------ Data shown ------
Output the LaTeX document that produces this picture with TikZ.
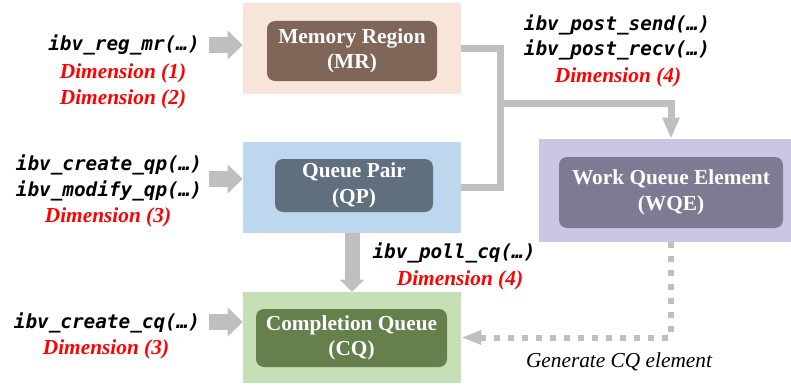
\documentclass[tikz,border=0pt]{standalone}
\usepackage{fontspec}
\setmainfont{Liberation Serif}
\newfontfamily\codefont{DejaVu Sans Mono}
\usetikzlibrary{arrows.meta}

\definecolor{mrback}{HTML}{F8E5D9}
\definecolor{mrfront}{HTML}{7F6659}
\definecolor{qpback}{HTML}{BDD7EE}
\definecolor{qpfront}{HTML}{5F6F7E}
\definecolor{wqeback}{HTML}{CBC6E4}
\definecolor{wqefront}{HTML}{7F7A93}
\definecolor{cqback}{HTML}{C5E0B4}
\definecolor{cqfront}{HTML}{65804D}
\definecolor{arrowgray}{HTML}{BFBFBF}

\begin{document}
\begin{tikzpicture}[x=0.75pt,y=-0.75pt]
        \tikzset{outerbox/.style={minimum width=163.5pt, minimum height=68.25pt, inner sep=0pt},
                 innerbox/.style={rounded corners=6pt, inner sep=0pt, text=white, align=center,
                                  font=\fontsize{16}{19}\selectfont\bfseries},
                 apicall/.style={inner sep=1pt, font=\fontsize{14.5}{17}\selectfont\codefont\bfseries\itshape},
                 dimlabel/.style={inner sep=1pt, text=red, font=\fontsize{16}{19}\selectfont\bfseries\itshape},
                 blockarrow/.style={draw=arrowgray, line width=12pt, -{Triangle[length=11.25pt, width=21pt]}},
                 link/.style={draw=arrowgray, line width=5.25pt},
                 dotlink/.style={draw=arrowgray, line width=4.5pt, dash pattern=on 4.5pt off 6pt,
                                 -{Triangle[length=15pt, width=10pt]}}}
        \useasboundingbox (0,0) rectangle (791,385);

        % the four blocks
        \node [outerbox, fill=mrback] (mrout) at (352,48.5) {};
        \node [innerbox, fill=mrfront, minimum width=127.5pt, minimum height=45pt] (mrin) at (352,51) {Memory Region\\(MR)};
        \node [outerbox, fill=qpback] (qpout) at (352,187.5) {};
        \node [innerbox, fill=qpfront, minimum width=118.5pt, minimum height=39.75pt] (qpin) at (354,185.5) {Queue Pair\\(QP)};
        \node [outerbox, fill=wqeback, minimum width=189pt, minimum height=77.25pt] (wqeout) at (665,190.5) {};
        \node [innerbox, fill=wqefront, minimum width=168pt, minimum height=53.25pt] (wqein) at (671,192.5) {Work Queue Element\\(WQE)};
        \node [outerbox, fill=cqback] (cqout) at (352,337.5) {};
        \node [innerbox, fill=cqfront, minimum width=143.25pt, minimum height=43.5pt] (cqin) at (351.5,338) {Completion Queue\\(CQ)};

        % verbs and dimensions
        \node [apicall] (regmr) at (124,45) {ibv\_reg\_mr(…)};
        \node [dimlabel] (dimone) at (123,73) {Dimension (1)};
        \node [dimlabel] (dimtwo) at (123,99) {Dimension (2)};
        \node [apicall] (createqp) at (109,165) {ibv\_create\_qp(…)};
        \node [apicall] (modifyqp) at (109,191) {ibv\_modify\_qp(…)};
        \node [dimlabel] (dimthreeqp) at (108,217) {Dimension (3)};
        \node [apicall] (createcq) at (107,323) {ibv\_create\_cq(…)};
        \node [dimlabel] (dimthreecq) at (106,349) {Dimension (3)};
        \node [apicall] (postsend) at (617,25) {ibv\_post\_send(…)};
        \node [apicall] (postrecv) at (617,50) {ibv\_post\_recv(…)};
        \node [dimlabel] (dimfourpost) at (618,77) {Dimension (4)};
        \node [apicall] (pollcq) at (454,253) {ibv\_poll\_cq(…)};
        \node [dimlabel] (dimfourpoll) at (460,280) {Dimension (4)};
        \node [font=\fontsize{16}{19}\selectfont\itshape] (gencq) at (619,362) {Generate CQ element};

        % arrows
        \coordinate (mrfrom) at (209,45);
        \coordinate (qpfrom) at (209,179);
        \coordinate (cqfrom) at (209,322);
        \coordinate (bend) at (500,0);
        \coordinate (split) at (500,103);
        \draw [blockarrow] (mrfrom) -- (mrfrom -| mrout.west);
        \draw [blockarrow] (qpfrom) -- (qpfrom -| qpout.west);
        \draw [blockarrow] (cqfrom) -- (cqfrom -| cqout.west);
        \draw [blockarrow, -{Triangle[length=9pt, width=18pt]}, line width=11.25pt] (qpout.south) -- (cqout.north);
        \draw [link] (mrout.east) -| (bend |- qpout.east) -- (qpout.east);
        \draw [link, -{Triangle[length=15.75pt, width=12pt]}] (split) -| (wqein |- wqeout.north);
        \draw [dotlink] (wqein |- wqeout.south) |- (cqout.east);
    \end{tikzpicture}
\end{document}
------
■ **Task prompt**
Return the whole listing, word for word, and leave out every picture.

■ **Response to this exercise**
Output the LaTeX document that produces this picture with TikZ.
\documentclass[tikz,border=0pt]{standalone}
\usepackage{fontspec}
\setmainfont{Liberation Serif}
\newfontfamily\codefont{DejaVu Sans Mono}
\usetikzlibrary{arrows.meta}

\definecolor{mrback}{HTML}{F8E5D9}
\definecolor{mrfront}{HTML}{7F6659}
\definecolor{qpback}{HTML}{BDD7EE}
\definecolor{qpfront}{HTML}{5F6F7E}
\definecolor{wqeback}{HTML}{CBC6E4}
\definecolor{wqefront}{HTML}{7F7A93}
\definecolor{cqback}{HTML}{C5E0B4}
\definecolor{cqfront}{HTML}{65804D}
\definecolor{arrowgray}{HTML}{BFBFBF}

\begin{document}
\begin{tikzpicture}[x=0.75pt,y=-0.75pt]
        \tikzset{outerbox/.style={minimum width=163.5pt, minimum height=68.25pt, inner sep=0pt},
                 innerbox/.style={rounded corners=6pt, inner sep=0pt, text=white, align=center,
                                  font=\fontsize{16}{19}\selectfont\bfseries},
                 apicall/.style={inner sep=1pt, font=\fontsize{14.5}{17}\selectfont\codefont\bfseries\itshape},
                 dimlabel/.style={inner sep=1pt, text=red, font=\fontsize{16}{19}\selectfont\bfseries\itshape},
                 blockarrow/.style={draw=arrowgray, line width=12pt, -{Triangle[length=11.25pt, width=21pt]}},
                 link/.style={draw=arrowgray, line width=5.25pt},
                 dotlink/.style={draw=arrowgray, line width=4.5pt, dash pattern=on 4.5pt off 6pt,
                                 -{Triangle[length=15pt, width=10pt]}}}
        \useasboundingbox (0,0) rectangle (791,385);

        % the four blocks
        \node [outerbox, fill=mrback] (mrout) at (352,48.5) {};
        \node [innerbox, fill=mrfront, minimum width=127.5pt, minimum height=45pt] (mrin) at (352,51) {Memory Region\\(MR)};
        \node [outerbox, fill=qpback] (qpout) at (352,187.5) {};
        \node [innerbox, fill=qpfront, minimum width=118.5pt, minimum height=39.75pt] (qpin) at (354,185.5) {Queue Pair\\(QP)};
        \node [outerbox, fill=wqeback, minimum width=189pt, minimum height=77.25pt] (wqeout) at (665,190.5) {};
        \node [innerbox, fill=wqefront, minimum width=168pt, minimum height=53.25pt] (wqein) at (671,192.5) {Work Queue Element\\(WQE)};
        \node [outerbox, fill=cqback] (cqout) at (352,337.5) {};
        \node [innerbox, fill=cqfront, minimum width=143.25pt, minimum height=43.5pt] (cqin) at (351.5,338) {Completion Queue\\(CQ)};

        % verbs and dimensions
        \node [apicall] (regmr) at (124,45) {ibv\_reg\_mr(…)};
        \node [dimlabel] (dimone) at (123,73) {Dimension (1)};
        \node [dimlabel] (dimtwo) at (123,99) {Dimension (2)};
        \node [apicall] (createqp) at (109,165) {ibv\_create\_qp(…)};
        \node [apicall] (modifyqp) at (109,191) {ibv\_modify\_qp(…)};
        \node [dimlabel] (dimthreeqp) at (108,217) {Dimension (3)};
        \node [apicall] (createcq) at (107,323) {ibv\_create\_cq(…)};
        \node [dimlabel] (dimthreecq) at (106,349) {Dimension (3)};
        \node [apicall] (postsend) at (617,25) {ibv\_post\_send(…)};
        \node [apicall] (postrecv) at (617,50) {ibv\_post\_recv(…)};
        \node [dimlabel] (dimfourpost) at (618,77) {Dimension (4)};
        \node [apicall] (pollcq) at (454,253) {ibv\_poll\_cq(…)};
        \node [dimlabel] (dimfourpoll) at (460,280) {Dimension (4)};
        \node [font=\fontsize{16}{19}\selectfont\itshape] (gencq) at (619,362) {Generate CQ element};

        % arrows
        \coordinate (mrfrom) at (209,45);
        \coordinate (qpfrom) at (209,179);
        \coordinate (cqfrom) at (209,322);
        \coordinate (bend) at (500,0);
        \coordinate (split) at (500,103);
        \draw [blockarrow] (mrfrom) -- (mrfrom -| mrout.west);
        \draw [blockarrow] (qpfrom) -- (qpfrom -| qpout.west);
        \draw [blockarrow] (cqfrom) -- (cqfrom -| cqout.west);
        \draw [blockarrow, -{Triangle[length=9pt, width=18pt]}, line width=11.25pt] (qpout.south) -- (cqout.north);
        \draw [link] (mrout.east) -| (bend |- qpout.east) -- (qpout.east);
        \draw [link, -{Triangle[length=15.75pt, width=12pt]}] (split) -| (wqein |- wqeout.north);
        \draw [dotlink] (wqein |- wqeout.south) |- (cqout.east);
    \end{tikzpicture}
\end{document}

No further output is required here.